El hambre, por ejemplo, alcanza a poco más de 33 millones de brasileños, 14 millones más de lo que hace poco más de un año. Son como diez veces Uruguay o Cuba pasando hambre.
Es el mismo número que se registraba en 1992. En 2014, Brasil salió del Mapa del Hambre de la ONU. Ahora, bajo Bolsonaro, volvió. La canasta familiar cuesta más que el sueldo mínimo.

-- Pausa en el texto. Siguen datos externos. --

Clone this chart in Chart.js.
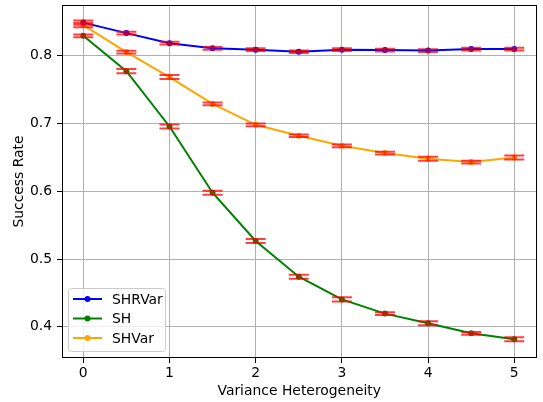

Y los trabajadores formales que ganan el mínimo llegan a 38% del total.
Actualmente, el Producto Interno Bruto es comparable al de 2013. La producción de los llamados “bienes durables”, y que van de automóviles a electrodomésticos, es igual a la de hace 18 años.
La deserción escolar de niños entre cinco y nueve años es igual a la de 2012, luego de avances en los años anteriores a la llegada de Bolsonaro. Y entre los que estudian, el aprendizaje de matemática volvió a los niveles de 2007, y el de portugués, a 2011.
En la Amazonia, el número de árboles tumbados nunca ha sido tan grande como ahora. Si en 2012 fueron poco más de 4.500 kilómetros cuadrados, en 2021 llegamos a más de trece mil.
Desde 2003 Brasil no vivía índices de inflación tan grandilocuentes como los de ahora.
Lo más dramático de todo eso es saber que habrá gente, y mucha, que en octubre votará por esa bestia inmunda llamada Jair Messias Bolsonaro.
Más que masoquistas, serán cómplices.